• Your task
Look at the data below and print exactly the lines from its first line through the line with "import plotly.graph_objects as go"; the pictures stay out of the copy.

════════════════

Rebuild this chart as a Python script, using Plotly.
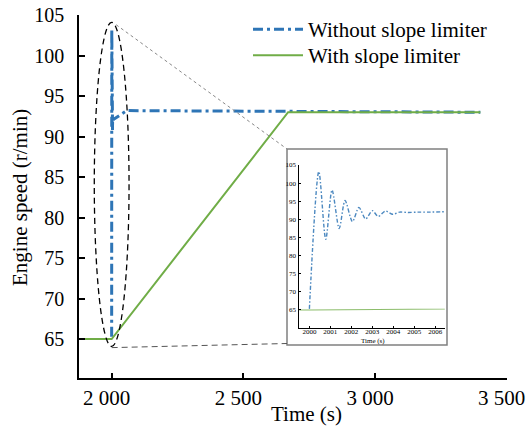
import plotly.graph_objects as go

# ---------------- data ----------------
time_blue = [2000.0, 2000.45, 2000.78, 2001.08, 2001.42, 2001.70, 2002.05, 2002.36,
             2002.68, 2003.00, 2003.28, 2003.62, 2003.97, 2004.30, 2004.70, 2005.20,
             2005.70, 2006.43, 2057, 3400]
speed_blue = [65.3, 103.2, 84.5, 98.1, 87.5, 95.2, 89.4, 93.3,
              90.1, 92.4, 90.8, 92.3, 91.4, 92.0, 91.9, 92.0,
              92.0, 92.1, 93.2, 93.0]
time_green = [1876, 2000, 2670, 3400]
speed_green = [65.0, 65.0, 93.0, 93.0]

x_tickvals = [2000, 2500, 3000, 3500]
x_ticktext = ["2 000", "2 500", "3 000", "3 500"]
y_tickvals = [65, 70, 75, 80, 85, 90, 95, 100, 105]
inset_x_tickvals = [2000, 2001, 2002, 2003, 2004, 2005, 2006]
inset_y_tickvals = [65, 70, 75, 80, 85, 90, 95, 100, 105]

name_blue = "Without slope limiter"
name_green = "With slope limiter"

# ---------------- style / layout constants ----------------
W, H = 526, 432
L, R, T, B = 79, 506.7, 15, 378
XR = [1876, 3500]
YR = [60.2, 105]
IXR = [1999.52, 2006.45]
IYR = [60, 105]
BLUE = "#2e75b6"
GREEN = "#70ad47"
FONT = "Times New Roman, Liberation Serif, DejaVu Serif, serif"


def px_x(p):          # pixel -> paper (paper == whole figure, margins are 0)
    return p / W


def px_y(p):
    return 1 - p / H


def dpx_x(v):         # main data -> pixel
    return L + (v - XR[0]) / (XR[1] - XR[0]) * (R - L)


def dpx_y(v):
    return B - (v - YR[0]) / (YR[1] - YR[0]) * (B - T)


fig = go.Figure()

# main traces
fig.add_trace(go.Scatter(x=time_blue, y=speed_blue, mode="lines", name=name_blue,
                         line=dict(color=BLUE, width=3, dash="10px,4px,3px,4px"),
                         xaxis="x", yaxis="y", legend="legend"))
fig.add_trace(go.Scatter(x=time_green, y=speed_green, mode="lines", name=name_green,
                         line=dict(color=GREEN, width=2), xaxis="x", yaxis="y",
                         legend="legend2"))

# inset traces
fig.add_trace(go.Scatter(x=time_blue[:-1], y=speed_blue[:-1], mode="lines", showlegend=False,
                         line=dict(color=BLUE, width=1.4, dash="4px,2px,1.5px,2px", shape="spline",
                                   smoothing=0.8),
                         xaxis="x2", yaxis="y2", opacity=0.85))
fig.add_trace(go.Scatter(x=time_green, y=speed_green, mode="lines", showlegend=False,
                         line=dict(color=GREEN, width=1.2), xaxis="x2", yaxis="y2", opacity=0.8))

axis_common = dict(showgrid=False, zeroline=False, showline=True, linecolor="black",
                   ticks="inside", tickcolor="black", mirror=False, automargin=False)

# ellipse (zoom marker) and connectors
ell_x0, ell_x1, ell_y0, ell_y1 = 1934, 2066, 64.1, 104.1
frame_x0, frame_x1 = px_x(287), px_x(447)
frame_y0, frame_y1 = px_y(345), px_y(149)

shapes = [
    dict(type="circle", xref="x", yref="y", x0=ell_x0, x1=ell_x1, y0=ell_y0, y1=ell_y1,
         line=dict(color="black", width=1.3, dash="6px,4px"), layer="above"),
    dict(type="line", xref="paper", yref="paper", x0=px_x(dpx_x(2017)), y0=px_y(dpx_y(103.8)),
         x1=frame_x0, y1=frame_y1, line=dict(color="#888888", width=1, dash="3px,3px")),
    dict(type="line", xref="paper", yref="paper", x0=px_x(dpx_x(2000)), y0=px_y(dpx_y(63.95)),
         x1=frame_x0, y1=px_y(343.5), line=dict(color="#555555", width=1, dash="6px,4px")),
    dict(type="rect", xref="paper", yref="paper", x0=frame_x0, x1=frame_x1,
         y0=frame_y0, y1=frame_y1, line=dict(color="#808080", width=1.5), layer="below",
         fillcolor="white"),
]

annotations = [
    dict(text="Engine speed (r/min)", xref="paper", yref="paper", x=px_x(20), y=px_y(198),
         textangle=-90, showarrow=False, font=dict(family=FONT, size=21, color="black"),
         xanchor="center", yanchor="middle"),
    dict(text="Time (s)", xref="paper", yref="paper", x=px_x(306), y=px_y(414),
         showarrow=False, font=dict(family=FONT, size=21, color="black"),
         xanchor="center", yanchor="middle"),
    dict(text="Time (s)", xref="paper", yref="paper", x=px_x(373), y=px_y(340.5),
         showarrow=False, font=dict(family=FONT, size=7, color="black"),
         xanchor="center", yanchor="middle"),
]

legend_common = dict(xanchor="left", yanchor="top", bgcolor="rgba(0,0,0,0)",
                     font=dict(family=FONT, size=21, color="black"), itemwidth=50)

fig.update_layout(
    width=W, height=H,
    margin=dict(l=0, r=0, t=0, b=0, pad=0, autoexpand=False),
    paper_bgcolor="white", plot_bgcolor="rgba(0,0,0,0)",
    font=dict(family=FONT, color="black"),
    xaxis=dict(range=XR, domain=[px_x(L), px_x(R)], anchor="y", tickvals=x_tickvals,
               ticktext=x_ticktext,
               ticklen=5, tickwidth=1.5, linewidth=1.5, ticklabeloverflow="allow",
               ticklabelshift=-5,
               tickfont=dict(family=FONT, size=21), ticklabelstandoff=0, **axis_common),
    yaxis=dict(range=YR, domain=[px_y(B), px_y(T)], anchor="x", tickvals=y_tickvals,
               ticklen=6, tickwidth=1.5,
               linewidth=1.5, tickfont=dict(family=FONT, size=20), ticklabelstandoff=9,
               **axis_common),
    xaxis2=dict(range=IXR, domain=[px_x(299.3), px_x(444.8)], anchor="y2",
                tickvals=inset_x_tickvals, ticklen=2, tickwidth=0.8, linewidth=0.9,
                tickfont=dict(family=FONT, size=7), ticklabelstandoff=-3, **axis_common),
    yaxis2=dict(range=IYR, domain=[px_y(328.1), px_y(165)], anchor="x2",
                tickvals=inset_y_tickvals, ticklen=2, tickwidth=0.8, linewidth=0.9,
                tickfont=dict(family=FONT, size=7), ticklabelstandoff=1, **axis_common),
    showlegend=True,
    legend=dict(x=px_x(248), y=px_y(9), **legend_common),
    legend2=dict(x=px_x(248), y=px_y(35), **legend_common),
    shapes=shapes,
    annotations=annotations,
)

fig.write_html("out.html")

════════════════

• Task result
Rebuild this chart as a Python script, using Plotly.
import plotly.graph_objects as go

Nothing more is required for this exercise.